Now if I point them to the sun all day it might do just as well, perhaps better than the stationary one with the MPPT. But personally I'd still pick the MPPT, because the DC/DC conversion remains more valuable to me.

87% not bad but compared to to 96 - 102% and the amount you paid for the MPPT.

That  proves the formula of Max P transfer 100% a coil transformer WILL have at least +/- 10% loss.
If we are talking of grid system it is 100% important to match PvV with Vbatt then you do not require a MPPT and you have 13% more power as you explained.
Maybe that is why my 3 -5 Kw system only cost R23000 and not the amount I was quoted.
Your explanation of the MPPT defines the money wasted in solar systems.
Of grid system FOR SAFETY the best voltage is 48V and that will be the best value for your $
Thank you for explaining why a MPPT is an unnecessary evil to have 
If you are running at 26V and you are charging batteries you will for sure shorten the life of the battery

It is impossible to beat the cost of a well designed system.
The best inverter and solar system is one without mppt and charging cct and the best cost ratio as well.

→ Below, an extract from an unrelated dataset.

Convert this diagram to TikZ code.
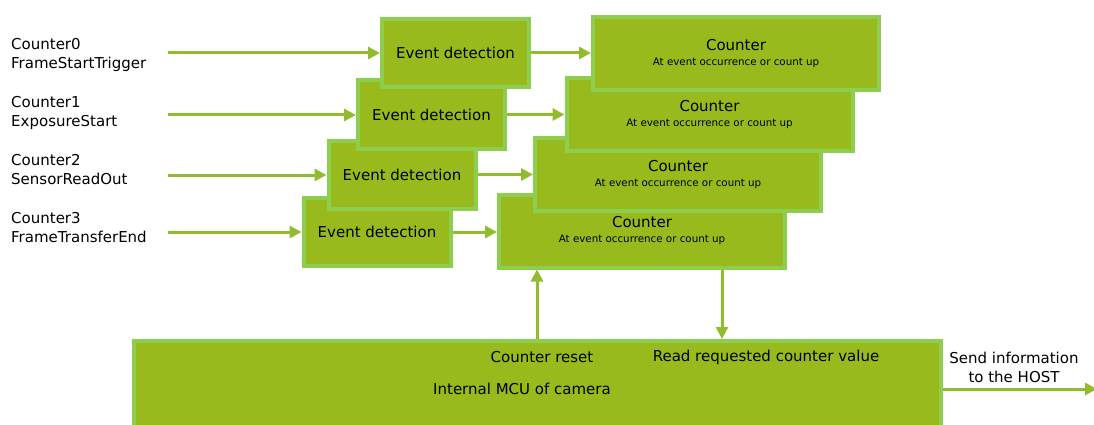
\documentclass[tikz,border=0pt]{standalone}
\usepackage{fontspec}
\setmainfont{DejaVu Sans}
\usetikzlibrary{positioning, arrows.meta, calc}

\definecolor{boxfill}{RGB}{152,186,28}
\definecolor{boxedge}{RGB}{142,206,78}
\definecolor{flowgreen}{RGB}{146,188,48}

\newcommand{\subline}[1]{{\fontsize{10.3}{12}\selectfont #1}}

\begin{document}
\begin{tikzpicture}[
    x=1pt, y=-1pt,
    >={Triangle[length=12pt, width=12pt]},
    detbox/.style={draw=boxedge, fill=boxfill, line width=4pt, minimum width=147pt, minimum height=68pt, inner sep=0pt, font=\fontsize{15}{19}\selectfont},
    cntbox/.style={draw=boxedge, fill=boxfill, line width=4pt, minimum width=286pt, minimum height=73pt, inner sep=0pt, align=center, font=\fontsize{15}{19}\selectfont},
    mcubox/.style={draw=boxedge, fill=boxfill, line width=4pt, minimum width=807pt, minimum height=117pt, inner sep=0pt},
    txt/.style={align=left, anchor=west, inner sep=0pt, font=\fontsize{15}{19}\selectfont},
    lbl/.style={align=center, inner sep=0pt, font=\fontsize{15}{19}\selectfont},
    flow/.style={->, line width=3pt, flowgreen}
]

% fixed frame of the picture
\useasboundingbox (0,0) rectangle (1094,425);

% Input signals
\node[txt] (sig0) at (11,54.5) {Counter0\\FrameStartTrigger};
\node[txt] (sig1) at (11,112.5) {Counter1\\ExposureStart};
\node[txt] (sig2) at (11,169.5) {Counter2\\SensorReadOut};
\node[txt] (sig3) at (11,227.5) {Counter3\\FrameTransferEnd};
\coordinate (in0) at (168,53);
\coordinate (in1) at (168,115);
\coordinate (in2) at (168,175);
\coordinate (in3) at (168,232);

% Counter blocks (back to front)
\node[cntbox] (cnt3) at (642,231) {Counter\\[-4pt]\subline{At event occurrence or count up}};
\node[cntbox] (cnt2) at (678,174.5) {Counter\\[-4pt]\subline{At event occurrence or count up}};
\node[cntbox] (cnt1) at (709.5,114.5) {Counter\\[-4pt]\subline{At event occurrence or count up}};
\node[cntbox] (cnt0) at (736,53.5) {Counter\\[-4pt]\subline{At event occurrence or count up}};

% Event detection blocks (back to front)
\node[detbox] (det3) at (377,232) {Event detection};
\node[detbox] (det2) at (402,174.5) {Event detection};
\node[detbox] (det1) at (431.5,114.5) {Event detection};
\node[detbox] (det0) at (455.5,53) {Event detection};

% Signal flow
\draw[flow] (in0) -- (in0 -| det0.west);
\draw[flow] (in1) -- (in1 -| det1.west);
\draw[flow] (in2) -- (in2 -| det2.west);
\draw[flow] (in3) -- (in3 -| det3.west);
\draw[flow] (det0.east) -- (det0.east -| cnt0.west);
\draw[flow] (det1.east) -- (det1.east -| cnt1.west);
\draw[flow] (det2.east) -- (det2.east -| cnt2.west);
\draw[flow] (det3.east) -- (det3.east -| cnt3.west);

% Camera MCU (runs past the lower edge)
\node[mcubox] (mcu) at (537.5,399.5) {};
\node[lbl] (reset) at (542,357) {Counter reset};
\node[lbl] (readval) at (766,357) {Read requested counter value};
\node[lbl] (mcuname) at (522,389) {Internal MCU of camera};
\node[lbl] (sendinfo) at (1014,367.5) {Send information\\to the HOST};
\coordinate (mcuout) at ([yshift=-50pt]mcu.north east);
\coordinate (host) at (1097,389);

% MCU links
\coordinate (rst) at ([xshift=40pt]cnt3.south west);
\coordinate (rdv) at ([xshift=225pt]cnt3.south west);
\draw[flow] (rst |- mcu.north) -- (rst);
\draw[flow] (rdv) -- (rdv |- mcu.north);
\draw[flow] (mcuout) -- (host);

\end{tikzpicture}
\end{document}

MPPT is to compensate for a bad design. I play a bit in electronics and the more you design and add the bigger the cost, affecting reliability but veryseldom added value.

The old saying KISS is very important.
The reason why I use 48V you can not get killed by it. But 96 and higher will kill some one.
I understand a higher Vdc is more efficient than 48V but life is more precious than $
I do want to thank you for this nice conversation it is appreciated.

Edited September 18, 20186 yr by Erastus

46 minutes ago, Erastus said:

That  proves the formula of Max P transfer 100% a coil transformer WILL have at least +/- 10% loss.

Well, it's a DC/DC converter, a so-called buck converter. It uses an inductor, a capacitor, and a "flyback" diode and/or active switch and runs it at 40khz (or more) using a PWM signal, and then by modifying the mark/space ratio of said PWM signal it adjusts the impedance. By using a closed control loop you adjust it until you hit optimum power, which is where dI/dV = I/V or dP/Dv = 0, if you want to get into the maths :-) So the efficiency will be in the order of that what other SMPS (switch mode power supplies) do, which is better than your typical iron transformer (a correctly sized iron transformer is already 90%-95% efficient). For the Victron kit this is known to be as high as 98%. It's extremely well understood technology.

This book has an entire chapter on SMPS design, which the authors have graciously made available for free.

Plonkster,

Maybe I am struggling to understand English or maybe I am describing stuff incorrectly. I only have to go by what your statement.  A Iron core transformer has an efficiency of 90 - 95%. In other words it need 5 - 15% to step up or step down.  Thus if I use a panel of 8 amps then according to you the loss is between 5 & 10%.  Thus .4 - .8 amps is used (dissipated) in the core. Or you need 11 panels to do the same as I do with 10 panels. 

Is the maths wrong?

What do I miss understand when you are describing 98% efficiency means a loss of 2% or do I have it completely wrong. 98% is always less than 100%.

What part am I missing or misunderstanding?